North-Central Section - 42nd Annual Meeting (24–25 April 2008)

Paper No. 6
Presentation Time: 8:00 AM-12:00 PM


ANDREWS Jr., William, Kentucky Geological Survey, University of Kentucky, 228 Mining & Mineral Resources Bldg, Lexington, KY 40506-0107,

The Kentucky Geological Survey (KGS) is collaborating with technical geological map users to develop audience-focused technical derivative maps from recently completed digital Quaternary geologic maps. The KGS continues to map Quaternary deposits and landforms in western Kentucky as a part of the USGS STATEMAP Program.
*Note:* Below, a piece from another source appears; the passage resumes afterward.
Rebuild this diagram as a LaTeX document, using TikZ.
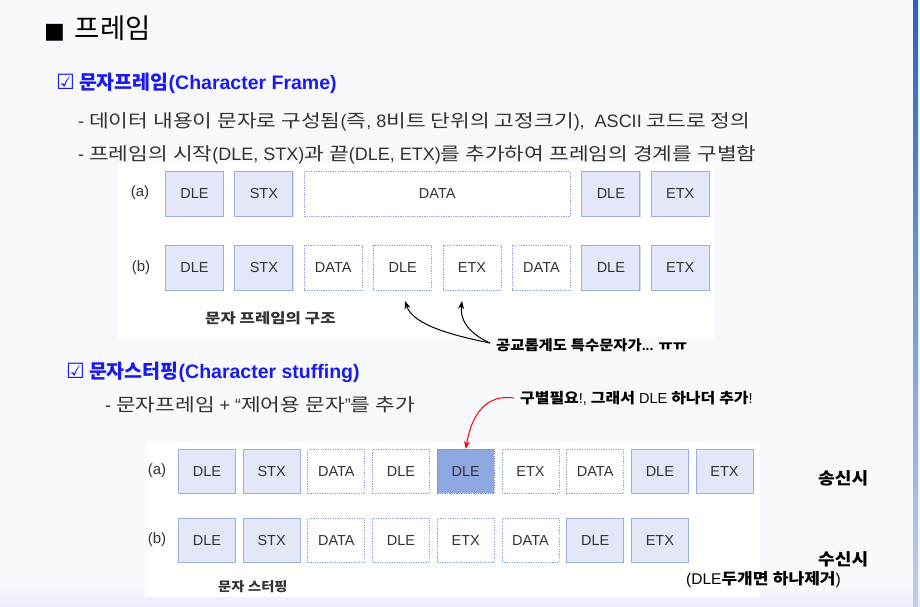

The purpose of this study is to characterize the three-dimensional lithologic architecture of unconsolidated deposits in the Ohio River Valley and develop digital geologic maps which can be used to generate multiple derivative maps that support geohazard, geotechnical, land-use planning, and hydrologic investigations. KGS has recently completed digital conversion of 1:24,000-scale geologic maps for the entire state. These digital maps typically focus on bedrock features and generalize unconsolidated deposits, and are used as a starting point for the Quaternary mapping. The current Quaternary mapping efforts use traditional geological mapping of unconsolidated sediments and landforms. Mappers incorporate landform delineation, shallow soil probes, cores, measured sections, seismic profiles, and geochronology into their data collection and interpretation effort. The KGS is making extensive use of digital technology to collect, process, store, and deliver the new mapping data.

A qualitative rubric, represented by a table of values related to geologic unit age and origin, was applied to Quaternary geologic map units to produce a liquefaction potential derivative map. This map shows the relative susceptibility of map areas to liquefaction during a major seismic event.

Seismic shear-wave velocity and depth to bedrock were integrated with Quaternary geologic map units to produce a NEHRP soil classification map. This map shows the relative susceptibility of map areas to ground motion amplification during a seismic event.

Hydrologic data and unit thicness were integrated with the Quaternary geologic map units to develop an unconsolidated aquifer map. This map shows the extent and thickness of potentially useful subsurface water supplies.